1. The problem statement, all variables and given/known data
Find whether the integral is convergent or not, and evaluate if convergent.

2. Relevant equations
integral 1/sqrt(x^4+x^2+1) from 1 to infinity

3. The attempt at a solution
1/sqrt(x^4+x^2+1)<1/sqrt(x^4)
1/sqrt(x^4)=1/x^2 which is convergent for 1 to infinity and is 1
therefore, the original function is convergent
I can't seem to find the antiderivative of the original function after this.

2. Jan 30, 2015

MostlyHarmless

Try completing the square

3. Jan 30, 2015

Neil21

Ok, so I complete the square and got $$\int \frac{1}{((x^{2}+\frac{1}{2})^{2}+\frac{3}{4})^{\frac{1}{2}}}$$ . Im still not seeing a way find an antiderivative though.

4. Jan 30, 2015

Staff: Mentor

Don't forget the dx.
$$\int \frac{dx}{((x^{2}+\frac{1}{2})^{2}+\frac{3}{4})^{\frac{1}{2}}}$$

I haven't worked this through, yet, but here's what I would do, FWIW.
Let u = x2 + 1/2
So $x = \sqrt{u - 1/2}$
Then du = 2xdx
So $dx = \frac{du}{2x} = \frac{du}{2\sqrt{u - 1/2}}$

After making the substitution and getting everything in terms of u and du, I would try for a trig substitution.
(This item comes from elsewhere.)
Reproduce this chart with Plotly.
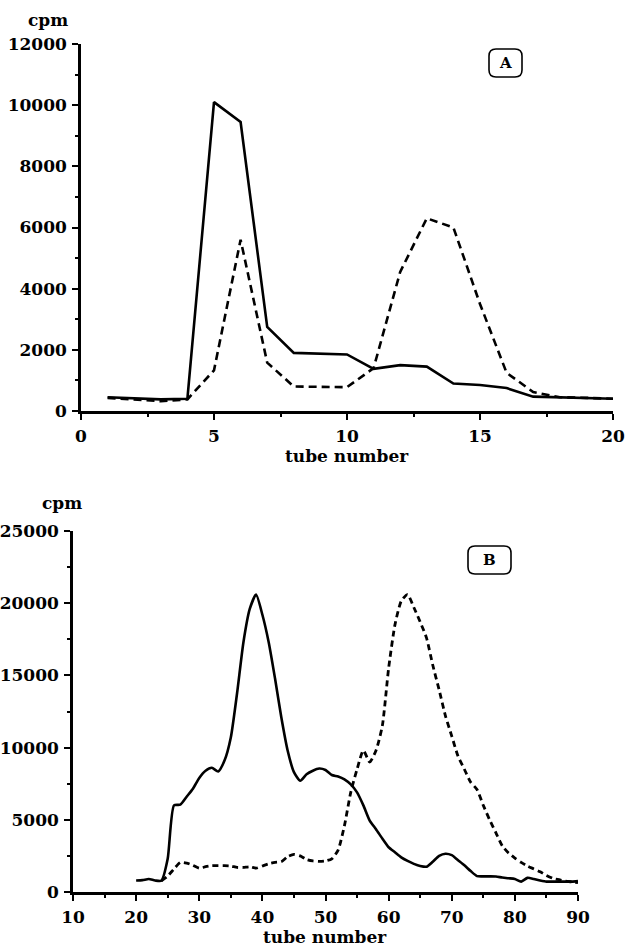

I think that might work.

5. Jan 30, 2015

Staff: Mentor

You don't need to integrate the exact expression. If the 3/4 wasn't in there, would the integral be convergent?

Chet

Last edited: Jan 30, 2015
6. Jan 30, 2015

MostlyHarmless

Trig substitution is always my first instinct when I see a fraction with higher powers of x.

7. Jan 31, 2015

Staff: Mentor

@chet, I think he already established that in the opening post.

8. Jan 31, 2015

MostlyHarmless

What I first saw was rewriting the expression as $${\frac{1}{(x^4+x^2+1)^{1/2}}}={\frac{1}{((x^2+({\frac{1}{2}))^2}+(\frac{\sqrt{3}}{2})^2)^{1/2}}}$$.
Which I'm pretty sure can be solved with a trig sub.

9. Jan 31, 2015

Staff: Mentor

Ooops. Missed that. Sorry guys.

Chet